El supuesto triunfo de Calderón ha significado, al margen de anécdotas reales e inventadas, la consolidación de un régimen político que iniciara con titubeos y pocos aciertos Miguel de la Madrid y que perfilara, «para los próximos 24 años», Salinas de Gortari. Me refiero a un régimen antiestatista, liberal sólo de nombre, tecnocrático en el peor sentido del término y, por supuesto, a favor exclusivamente del capital, tanto nacional como extranjero (más a favor de este último).

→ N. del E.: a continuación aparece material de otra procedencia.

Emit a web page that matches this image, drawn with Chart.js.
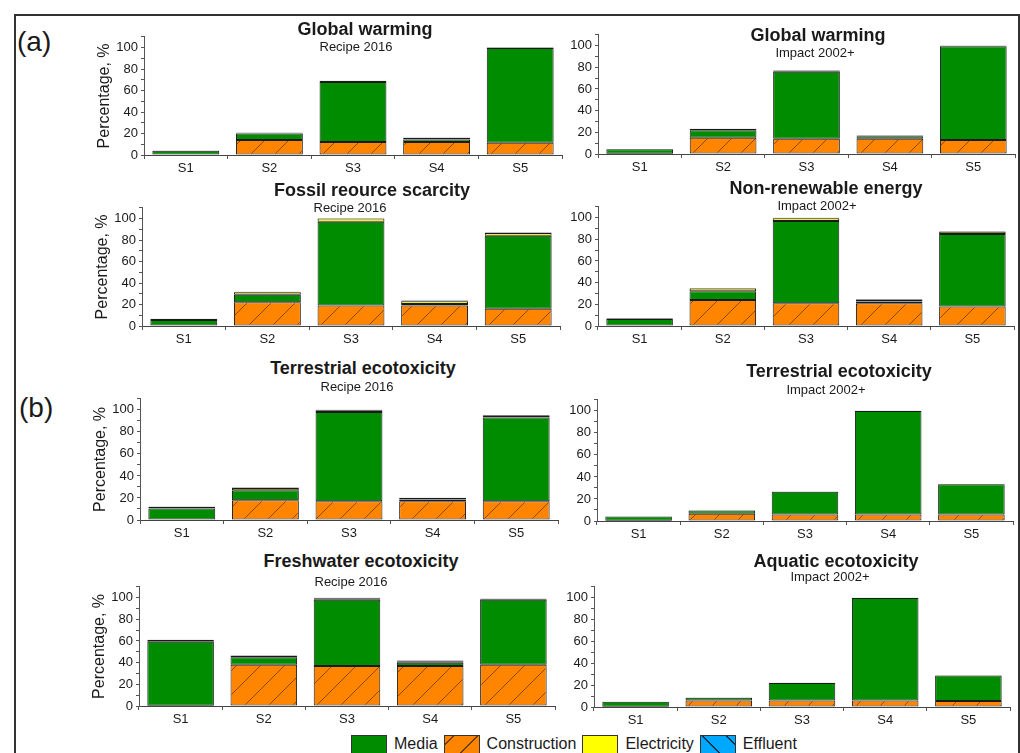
<!DOCTYPE html>
<html>
<head>
<meta charset="utf-8">
<script src="https://cdn.jsdelivr.net/npm/chart.js@4/dist/chart.umd.min.js"></script>
<style>
  body { margin: 0; width: 1020px; height: 753px; overflow: hidden; background: #fff; position: relative; font-family: "Liberation Sans", Arial, sans-serif; color: #1a1a1a; }
  #frame { position: absolute; left: 14px; top: 14px; width: 1002px; height: 760px; border: 2px solid #333; }
  canvas { position: absolute; }
  .title { position: absolute; transform: translate(-50%, -50%); font-weight: bold; font-size: 18px; white-space: nowrap; }
  .sub { position: absolute; transform: translate(-50%, -50%); font-size: 13px; white-space: nowrap; }
  .tag { position: absolute; font-size: 28px; }
  .legend { position: absolute; top: 735px; left: 351px; display: flex; align-items: flex-start; font-size: 16px; }
  .legend .box { width: 34px; height: 22px; border: 1px solid #333; margin-right: 7px; }
  .legend span { margin-right: 6px; line-height: 18px; }
</style>
</head>
<body>
<div id="frame"></div>
<div class="tag" style="left:17px;top:26px">(a)</div>
<div class="tag" style="left:19px;top:392px">(b)</div>

<div class="legend">
  <div class="box" style="background:#008c00"></div><span>Media</span>
  <div class="box" style="background:repeating-linear-gradient(-45deg,#ff8400 0 16px,#6a3a00 16px 17px)"></div><span>Construction</span>
  <div class="box" style="background:#ffff00"></div><span>Electricity</span>
  <div class="box" style="background:repeating-linear-gradient(45deg,#00a8ff 0 16px,#003050 16px 17px)"></div><span>Effluent</span>
</div>

<script>
const categories = ["S1", "S2", "S3", "S4", "S5"];
const tickStep = 10;
const tickLabelStep = 20;
const yMax = 110;

// Global warming - Recipe 2016
const gwRecipeConstruction = [0.5, 14, 12, 12, 11.5];
const gwRecipeMedia = [3.5, 6, 56, 2.5, 88];
const gwRecipeElectricity = [0.3, 0.7, 0.8, 1.5, 0.5];
const gwRecipeEffluent = [0, 0.2, 0.3, 0.2, 0.2];

// Global warming - Impact 2002+
const gwImpactConstruction = [0.3, 15, 14, 14, 13];
const gwImpactMedia = [4, 7, 62, 2.3, 86.5];
const gwImpactElectricity = [0.2, 1.2, 1, 0.7, 0.5];
const gwImpactEffluent = [0, 0.2, 0.3, 0.2, 0.2];

// Fossil resource scarcity - Recipe 2016
const fossilConstruction = [0.5, 22, 19, 19, 16];
const fossilMedia = [5, 7, 78, 1.5, 68];
const fossilElectricity = [1, 2.5, 3, 2.5, 2.5];
const fossilEffluent = [0.2, 0.3, 0.3, 0.8, 0.5];

// Non-renewable energy - Impact 2002+
const nreConstruction = [0.5, 24, 21, 21, 18];
const nreMedia = [6, 8, 76, 1.5, 67];
const nreElectricity = [0.5, 2.5, 2.5, 2, 2];
const nreEffluent = [0.3, 0.5, 0.5, 0.5, 0.5];

// Terrestrial ecotoxicity - Recipe 2016
const terRecipeConstruction = [0.5, 18, 17, 17, 17];
const terRecipeMedia = [10, 9, 81, 1.5, 76];
const terRecipeElectricity = [1.5, 2, 1.5, 1.5, 1.5];
const terRecipeEffluent = [0.3, 0.5, 0.5, 0.3, 0.5];

// Terrestrial ecotoxicity - Impact 2002+
const terImpactConstruction = [0.2, 6.5, 6, 6, 6];
const terImpactMedia = [3.8, 3, 20.5, 93.8, 27.3];
const terImpactElectricity = [0, 0.3, 0.2, 0.1, 0.1];
const terImpactEffluent = [0, 0, 0.1, 0.1, 0.1];

// Freshwater ecotoxicity - Recipe 2016
const fwConstruction = [0.3, 38, 37, 37, 38];
const fwMedia = [59, 7, 61, 3, 60];
const fwElectricity = [1.5, 1.2, 1, 1.3, 1];
const fwEffluent = [0.3, 0.5, 1, 0.7, 0.3];

// Aquatic ecotoxicity - Impact 2002+
const aqConstruction = [0.3, 6, 6, 6, 5.5];
const aqMedia = [4.5, 2.5, 16, 93.8, 23.3];
const aqElectricity = [0, 0.3, 0.1, 0.1, 0.1];
const aqEffluent = [0, 0, 0, 0.1, 0.1];

const colorMedia = "#008c00";
const colorConstruction = "#ff8400";
const colorElectricity = "#ffff00";
const colorEffluent = "#00a8ff";

function hatch(bg, forward) {
  const c = document.createElement("canvas");
  c.width = 24;
  c.height = 24;
  const g = c.getContext("2d");
  g.fillStyle = bg;
  g.fillRect(0, 0, 24, 24);
  g.strokeStyle = "rgba(40,20,0,0.6)";
  g.lineWidth = 0.9;
  g.beginPath();
  if (forward) {
    g.moveTo(-2, 26); g.lineTo(26, -2);
  } else {
    g.moveTo(-2, -2); g.lineTo(26, 26);
  }
  g.stroke();
  return g.createPattern(c, "repeat");
}

const constructionFill = hatch(colorConstruction, true);
const effluentFill = hatch(colorEffluent, false);

// panel layout: plot area left/right, top of axis, pixel of y = 0
const panels = [
  { title: "Global warming", sub: "Recipe 2016", con: gwRecipeConstruction, med: gwRecipeMedia, ele: gwRecipeElectricity, eff: gwRecipeEffluent,
    L: 144, R: 562, T: 36, B: 155, yTitle: true, tx: 365, ty: 29, sx: 356, sy: 46 },
  { title: "Global warming", sub: "Impact 2002+", con: gwImpactConstruction, med: gwImpactMedia, ele: gwImpactElectricity, eff: gwImpactEffluent,
    L: 598, R: 1015, T: 34, B: 154, yTitle: false, tx: 818, ty: 35, sx: 815, sy: 52 },
  { title: "Fossil reource scarcity", sub: "Recipe 2016", con: fossilConstruction, med: fossilMedia, ele: fossilElectricity, eff: fossilEffluent,
    L: 142, R: 560, T: 207, B: 326, yTitle: true, tx: 372, ty: 190, sx: 350, sy: 207 },
  { title: "Non-renewable energy", sub: "Impact 2002+", con: nreConstruction, med: nreMedia, ele: nreElectricity, eff: nreEffluent,
    L: 598, R: 1014, T: 206, B: 326, yTitle: false, tx: 826, ty: 188, sx: 817, sy: 205 },
  { title: "Terrestrial ecotoxicity", sub: "Recipe 2016", con: terRecipeConstruction, med: terRecipeMedia, ele: terRecipeElectricity, eff: terRecipeEffluent,
    L: 140, R: 558, T: 398, B: 520, yTitle: true, tx: 363, ty: 368, sx: 357, sy: 386 },
  { title: "Terrestrial ecotoxicity", sub: "Impact 2002+", con: terImpactConstruction, med: terImpactMedia, ele: terImpactElectricity, eff: terImpactEffluent,
    L: 597, R: 1013, T: 399, B: 521, yTitle: false, tx: 839, ty: 371, sx: 826, sy: 389 },
  { title: "Freshwater ecotoxicity", sub: "Recipe 2016", con: fwConstruction, med: fwMedia, ele: fwElectricity, eff: fwEffluent,
    L: 139, R: 555, T: 586, B: 706, yTitle: true, tx: 361, ty: 561, sx: 351, sy: 581 },
  { title: "Aquatic ecotoxicity", sub: "Impact 2002+", con: aqConstruction, med: aqMedia, ele: aqElectricity, eff: aqEffluent,
    L: 594, R: 1010, T: 586, B: 707, yTitle: false, tx: 836, ty: 561, sx: 830, sy: 576 },
];

const PAD_TOP = 10;
const PAD_RIGHT = 6;
const X_AXIS_H = 22;

function addText(cls, text, x, y) {
  const d = document.createElement("div");
  d.className = cls;
  d.textContent = text;
  d.style.left = x + "px";
  d.style.top = y + "px";
  document.body.appendChild(d);
}

panels.forEach((p) => {
  const yAxisW = p.yTitle ? 53 : 40;
  const canvas = document.createElement("canvas");
  const w = yAxisW + (p.R - p.L) + PAD_RIGHT;
  const h = PAD_TOP + (p.B - p.T) + X_AXIS_H;
  canvas.width = w;
  canvas.height = h;
  canvas.style.left = p.L - yAxisW + "px";
  canvas.style.top = p.T - PAD_TOP + "px";
  document.body.appendChild(canvas);

  const barStyle = {
    borderColor: "#1a1a1a",
    borderWidth: 1,
    borderSkipped: false,
    barPercentage: 0.8,
    categoryPercentage: 1,
  };

  new Chart(canvas.getContext("2d"), {
    type: "bar",
    data: {
      labels: categories,
      datasets: [
        { label: "Construction", data: p.con, backgroundColor: constructionFill, ...barStyle },
        { label: "Media", data: p.med, backgroundColor: colorMedia, ...barStyle },
        { label: "Electricity", data: p.ele, backgroundColor: colorElectricity, ...barStyle },
        { label: "Effluent", data: p.eff, backgroundColor: effluentFill, ...barStyle },
      ],
    },
    options: {
      responsive: false,
      devicePixelRatio: 1,
      animation: false,
      layout: { padding: { top: PAD_TOP, right: PAD_RIGHT, left: 0, bottom: 0 } },
      plugins: { legend: { display: false }, tooltip: { enabled: false } },
      scales: {
        x: {
          stacked: true,
          grid: { drawOnChartArea: false, tickLength: 4, color: "#555" },
          border: { color: "#444", width: 1 },
          ticks: { color: "#1a1a1a", font: { family: "Liberation Sans", size: 13 }, padding: 2 },
          afterFit: (s) => { s.height = X_AXIS_H; },
        },
        y: {
          stacked: true,
          min: 0,
          max: yMax,
          grid: { drawOnChartArea: false, tickLength: 3, color: "#555" },
          border: { color: "#555", width: 1 },
          ticks: {
            stepSize: tickStep,
            autoSkip: false,
            includeBounds: false,
            padding: 3,
            color: "#1a1a1a",
            font: { family: "Liberation Sans", size: 13 },
            callback: (v) => (v % tickLabelStep === 0 && v <= 100 ? v : ""),
          },
          title: {
            display: p.yTitle,
            text: "Percentage, %",
            color: "#1a1a1a",
            font: { family: "Liberation Sans", size: 16 },
            padding: { top: 4, bottom: 0 },
          },
          afterFit: (s) => { s.width = yAxisW; },
        },
      },
    },
  });

  addText("title", p.title, p.tx, p.ty);
  addText("sub", p.sub, p.sx, p.sy);
});
</script>
</body>
</html>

Los mexicanos ahora sabemos, por si hubiera habido alguna duda en el pasado, que todo se quiere privatizar salvo aquello que todavía no es negocio para los ávidos particulares que ya gozan de privilegios, que tales privatizaciones tienden a restar soberanía a la nación y apoyo social a los ya de por sí desprotegidos habitantes del país, a los que forman la mayoría.

El mexicano ordinario suele aceptar su situación de manera resignada o evadiéndose en la cotidianidad de la lucha individual por sobrevivir. Los que se organizan para luchar colectivamente por lo que les es común se enfrentan invariablemente al desdén cuando no a la represión ejercida por los poderosos, es decir, lo mismo de siempre; pero ahí están, como héroes sin estatua de un valor que no conocen los del poder: la dignidad.

Mucha gente -incluidas ciertas izquierdas que viven en el pasado o del cuento- no quiso entender que, pese a sus errores (que los hubo), López Obrador significaba terminar con el régimen político que la derecha (priísta y panista) estaba construyendo y que ahora se nos ha impuesto por la vía del fraude y el engaño.

Recordar lo ocurrido antes, durante y después de las elecciones no es flagelación por la «derrota» impuesta, sino un motivo más de reflexión y balance entre lo que tenemos y lo que hubiéramos tenido.